Here's a brief example to illustrate data blending in Tableau:
Let's say you have two data sources: one containing sales data by region, and another containing customer demographic information. You want to create a visualization that shows the average sales by region, along with the average age of customers in each region.
To achieve this, you can blend the two data sources by linking a common field, such as the region name. Tableau will automatically join the data based on the common field and create a blended data source. You can then create a visualization that combines the aggregated sales data from one source with the aggregated customer age data from the other source.
Some limitations of data blending in Tableau include:
Limited join types: Tableau supports only left joins when blending data, which means you may encounter challenges if you need to perform inner joins, right joins, or full outer joins.

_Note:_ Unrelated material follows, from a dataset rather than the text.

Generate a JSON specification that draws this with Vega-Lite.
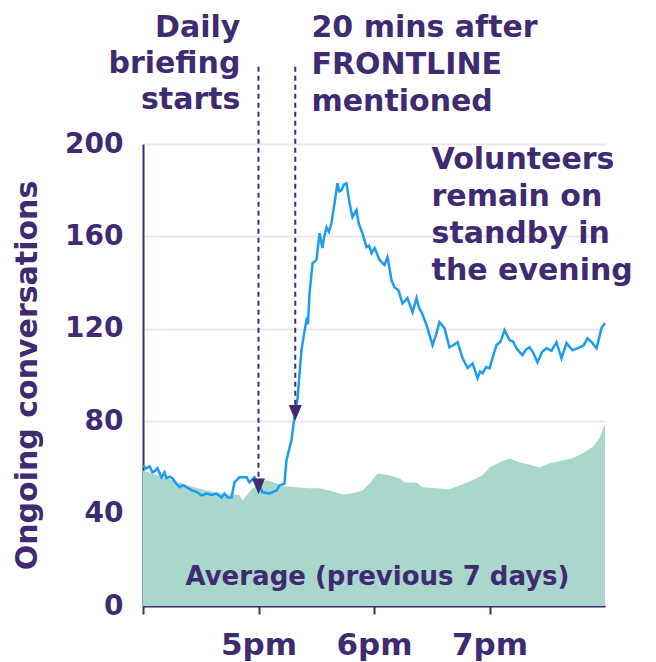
{
  "$schema": "https://vega.github.io/schema/vega-lite/v6.json",
  "width": 462,
  "height": 462,
  "autosize": "none",
  "padding": {"left": 143, "top": 144, "right": 51, "bottom": 56},
  "background": "white",
  "config": {
    "font": "DejaVu Sans",
    "view": {"stroke": null},
    "text": {"lineBreak": "\n"}
  },
  "datasets": {
    "avg": [
      {"t": 0, "n": 58.7}, {"t": 6, "n": 57}, {"t": 15.3, "n": 54.4}, {"t": 24.2, "n": 52}, {"t": 33, "n": 50},
      {"t": 42.3, "n": 48.5}, {"t": 50.1, "n": 48}, {"t": 51.7, "n": 45.7}, {"t": 56.9, "n": 51}, {"t": 64.2, "n": 54.4},
      {"t": 68.3, "n": 53.5}, {"t": 72.5, "n": 52}, {"t": 79.7, "n": 51.4}, {"t": 86.5, "n": 51}, {"t": 91.7, "n": 51},
      {"t": 96.9, "n": 50}, {"t": 102, "n": 48.7}, {"t": 104.7, "n": 48.3}, {"t": 109.9, "n": 49}, {"t": 114, "n": 50},
      {"t": 117.7, "n": 53}, {"t": 121.8, "n": 57.4}, {"t": 128, "n": 56.6}, {"t": 133.2, "n": 55.3}, {"t": 135.8, "n": 53.5},
      {"t": 142.1, "n": 53.5}, {"t": 145.2, "n": 51.4}, {"t": 152.5, "n": 51}, {"t": 159.2, "n": 50.5}, {"t": 164.4, "n": 52.2},
      {"t": 171.2, "n": 54.4}, {"t": 176.4, "n": 56.6}, {"t": 180, "n": 60}, {"t": 185.2, "n": 62.2}, {"t": 190.4, "n": 63.9},
      {"t": 195.6, "n": 62.2}, {"t": 200.8, "n": 61.3}, {"t": 206, "n": 60}, {"t": 211.2, "n": 61.8}, {"t": 217.9, "n": 63},
      {"t": 223.1, "n": 64}, {"t": 228.3, "n": 66}, {"t": 233.5, "n": 68.7}, {"t": 237.1, "n": 72.6}, {"t": 240, "n": 79}
    ],
    "live": [
      {"t": 0, "n": 60.9}, {"t": 1.5, "n": 59.5}, {"t": 3.4, "n": 60.5}, {"t": 4.9, "n": 57.9}, {"t": 6.2, "n": 58.4}, {"t": 7.5, "n": 59.6}, {"t": 9.6, "n": 55.7},
      {"t": 11.2, "n": 57.9}, {"t": 12.2, "n": 55.3}, {"t": 13.8, "n": 56}, {"t": 15.3, "n": 55.3}, {"t": 17.2, "n": 53}, {"t": 19, "n": 51.4}, {"t": 20.8, "n": 52.3}, {"t": 22.6, "n": 51.4},
      {"t": 25.7, "n": 50}, {"t": 28, "n": 49.3}, {"t": 30.4, "n": 47.9}, {"t": 33, "n": 48.7}, {"t": 35.6, "n": 48.1}, {"t": 38.2, "n": 48.7}, {"t": 40.8, "n": 47},
      {"t": 42.3, "n": 48.7}, {"t": 43.9, "n": 47}, {"t": 46, "n": 47}, {"t": 47.5, "n": 53.5}, {"t": 50.1, "n": 55.7},
      {"t": 53.8, "n": 55.7}, {"t": 55.3, "n": 53.5}, {"t": 57.9, "n": 55.7}, {"t": 59.5, "n": 53.5}, {"t": 62.1, "n": 49.2},
      {"t": 65.7, "n": 48.7}, {"t": 69.4, "n": 50}, {"t": 70.9, "n": 52.2}, {"t": 73.5, "n": 53}, {"t": 74.5, "n": 63},
      {"t": 77.1, "n": 71.7}, {"t": 78.7, "n": 81.7}, {"t": 80.3, "n": 90}, {"t": 82.3, "n": 110.7}, {"t": 83.9, "n": 119},
      {"t": 84.9, "n": 123.7}, {"t": 85.7, "n": 122}, {"t": 86.5, "n": 135.4}, {"t": 88.1, "n": 148.4}, {"t": 90.1, "n": 149.8}, {"t": 91.7, "n": 161.4},
      {"t": 93.2, "n": 155}, {"t": 94.2, "n": 160}, {"t": 95.3, "n": 164}, {"t": 96.6, "n": 162}, {"t": 97.9, "n": 165.8}, {"t": 99.5, "n": 174.4}, {"t": 101, "n": 183},
      {"t": 102, "n": 179.5}, {"t": 103.1, "n": 180}, {"t": 104.4, "n": 182.5}, {"t": 105.7, "n": 183}, {"t": 107.3, "n": 174.4}, {"t": 108.8, "n": 168.4}, {"t": 110.9, "n": 171.4},
      {"t": 112, "n": 165.8}, {"t": 113, "n": 163.5}, {"t": 114, "n": 161.4}, {"t": 116.1, "n": 155.4}, {"t": 117.4, "n": 156}, {"t": 118.7, "n": 152.7}, {"t": 120.3, "n": 155},
      {"t": 122.9, "n": 149.8}, {"t": 125.5, "n": 147.6}, {"t": 127, "n": 151}, {"t": 128.1, "n": 146}, {"t": 129.1, "n": 141}, {"t": 130.6, "n": 138},
      {"t": 132.7, "n": 136.7}, {"t": 134.8, "n": 131}, {"t": 136, "n": 132}, {"t": 137.4, "n": 133.3}, {"t": 140, "n": 127.2}, {"t": 142.1, "n": 133.3},
      {"t": 143.4, "n": 129}, {"t": 144.7, "n": 127.2}, {"t": 147.3, "n": 121.6}, {"t": 150.4, "n": 112.9}, {"t": 152.1, "n": 117}, {"t": 154, "n": 122.9}, {"t": 156.6, "n": 120.3},
      {"t": 159.2, "n": 112}, {"t": 161.3, "n": 113}, {"t": 163.4, "n": 114.2}, {"t": 166, "n": 107.3}, {"t": 168.6, "n": 103}, {"t": 171.2, "n": 105},
      {"t": 173.8, "n": 98.6}, {"t": 175.1, "n": 101.5}, {"t": 176.4, "n": 100.8}, {"t": 178.2, "n": 103.4}, {"t": 180, "n": 102.9}, {"t": 183.6, "n": 112.9}, {"t": 185.8, "n": 114.5}, {"t": 187.8, "n": 119.4},
      {"t": 190.4, "n": 115.1}, {"t": 192.2, "n": 114.5}, {"t": 194, "n": 111.6}, {"t": 197.1, "n": 108.6}, {"t": 198.9, "n": 111}, {"t": 200.8, "n": 112}, {"t": 202.8, "n": 109.5}, {"t": 204.9, "n": 105.5},
      {"t": 207.3, "n": 110}, {"t": 209.6, "n": 111.6}, {"t": 212.2, "n": 110.5}, {"t": 214.8, "n": 114.2}, {"t": 217.4, "n": 107.3}, {"t": 220, "n": 113.8}, {"t": 223.1, "n": 110.7},
      {"t": 226.8, "n": 112}, {"t": 228.9, "n": 112.8}, {"t": 230.9, "n": 115.9}, {"t": 233.3, "n": 114}, {"t": 235.6, "n": 111.6}, {"t": 238.2, "n": 120.3}, {"t": 240, "n": 122.5}
    ],
    "markers": [
      {"t": 60, "tip": 51.8, "top": 233.4},
      {"t": 79.1, "tip": 83.6, "top": 233.4}
    ],
    "notesRight": [
      {"t": 50.6, "n": 250.3, "label": "Daily\nbriefing\nstarts"}
    ],
    "notesLeft": [
      {"t": 87.5, "n": 250.3, "label": "20 mins after\nFRONTLINE\nmentioned"},
      {"t": 149.9, "n": 193.1, "label": "Volunteers\nremain on\nstandby in\nthe evening"}
    ],
    "notesCenter": [
      {"t": 121.8, "n": 12.4, "label": "Average (previous 7 days)"}
    ]
  },
  "layer": [
    {
      "data": {"name": "avg"},
      "mark": {"type": "area", "color": "#a9d7cc", "interpolate": "linear"},
      "encoding": {
        "x": {
          "field": "t", "type": "quantitative",
          "scale": {"domain": [0, 240], "nice": false, "zero": false},
          "axis": {
            "values": [0, 60, 120, 180],
            "labelExpr": "datum.value == 0 ? '' : datum.value == 60 ? '5pm' : datum.value == 120 ? '6pm' : '7pm'",
            "title": null,
            "grid": false,
            "domainColor": "#3f2b72", "domainWidth": 2,
            "tickColor": "#3f2b72", "tickWidth": 2, "tickSize": 8,
            "labelColor": "#3f2b72", "labelFontSize": 31, "labelFontWeight": 700,
            "labelPadding": 16, "labelDx": -10, "labelFont": "DejaVu Sans"
          }
        },
        "y": {
          "field": "n", "type": "quantitative",
          "scale": {"domain": [0, 200], "nice": false},
          "axis": {
            "values": [0, 40, 80, 120, 160, 200],
            "title": "Ongoing conversations",
            "grid": true, "gridColor": "#e9e7f0", "gridWidth": 2,
            "domainColor": "#3f2b72", "domainWidth": 2,
            "ticks": false,
            "labelColor": "#3f2b72", "labelFontSize": 28, "labelFontWeight": 700,
            "labelPadding": 20, "labelFont": "DejaVu Sans",
            "titleColor": "#3f2b72", "titleFontSize": 30, "titleFontWeight": 700,
            "titleFont": "DejaVu Sans",
            "titleX": -116, "titleY": 231, "titleAlign": "center", "titleBaseline": "middle", "titleAngle": -90
          }
        }
      }
    },
    {
      "data": {"name": "live"},
      "mark": {"type": "line", "color": "#1b9cf2", "strokeWidth": 2.5, "interpolate": "linear"},
      "encoding": {
        "x": {"field": "t", "type": "quantitative"},
        "y": {"field": "n", "type": "quantitative"}
      }
    },
    {
      "data": {"name": "markers"},
      "mark": {"type": "rule", "color": "#3f2b72", "strokeWidth": 2, "strokeDash": [5, 4]},
      "encoding": {
        "x": {"field": "t", "type": "quantitative"},
        "y": {"field": "top", "type": "quantitative"},
        "y2": {"field": "tip"}
      }
    },
    {
      "data": {"name": "markers"},
      "mark": {"type": "point", "shape": "M-1,-1.2L1,-1.2L0,1.2Z", "filled": true, "color": "#3f2b72", "opacity": 1, "size": 170},
      "encoding": {
        "x": {"field": "t", "type": "quantitative"},
        "y": {"field": "tip", "type": "quantitative"}
      }
    },
    {
      "data": {"name": "notesRight"},
      "mark": {"type": "text", "align": "right", "baseline": "middle", "fontSize": 30, "fontWeight": 700, "lineHeight": 36, "color": "#3f2b72"},
      "encoding": {
        "x": {"field": "t", "type": "quantitative"},
        "y": {"field": "n", "type": "quantitative"},
        "text": {"field": "label"}
      }
    },
    {
      "data": {"name": "notesLeft"},
      "mark": {"type": "text", "align": "left", "baseline": "middle", "fontSize": 30, "fontWeight": 700, "lineHeight": 37, "color": "#3f2b72"},
      "encoding": {
        "x": {"field": "t", "type": "quantitative"},
        "y": {"field": "n", "type": "quantitative"},
        "text": {"field": "label"}
      }
    },
    {
      "data": {"name": "notesCenter"},
      "mark": {"type": "text", "align": "center", "baseline": "middle", "fontSize": 26, "fontWeight": 700, "color": "#3f2b72"},
      "encoding": {
        "x": {"field": "t", "type": "quantitative"},
        "y": {"field": "n", "type": "quantitative"},
        "text": {"field": "label"}
      }
    }
  ]
}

Performance considerations: Data blending can impact performance, especially when dealing with large datasets or complex blending scenarios. It's important to optimize data sources and use filters appropriately to improve performance.
Aggregation limitations: Data blending works well with aggregated data, but it may not handle detailed-level data blending as effectively. Blending detailed-level data can lead to unexpected results or difficulties in maintaining data integrity.
Data source limitations: Tableau has limitations on the number of blended data sources that can be used in a single visualization. Additionally, certain features and functions may not be available when blending data.
Data quality issues: Data blending relies on the accuracy and consistency of the common fields used for blending. Inconsistent or missing data in the common fields can lead to errors or incorrect results.
Despite these limitations, data blending in Tableau is a powerful feature that allows you to analyze and visualize data from multiple sources. It provides flexibility and enables you to gain insights by combining data that may not be stored together in a single source.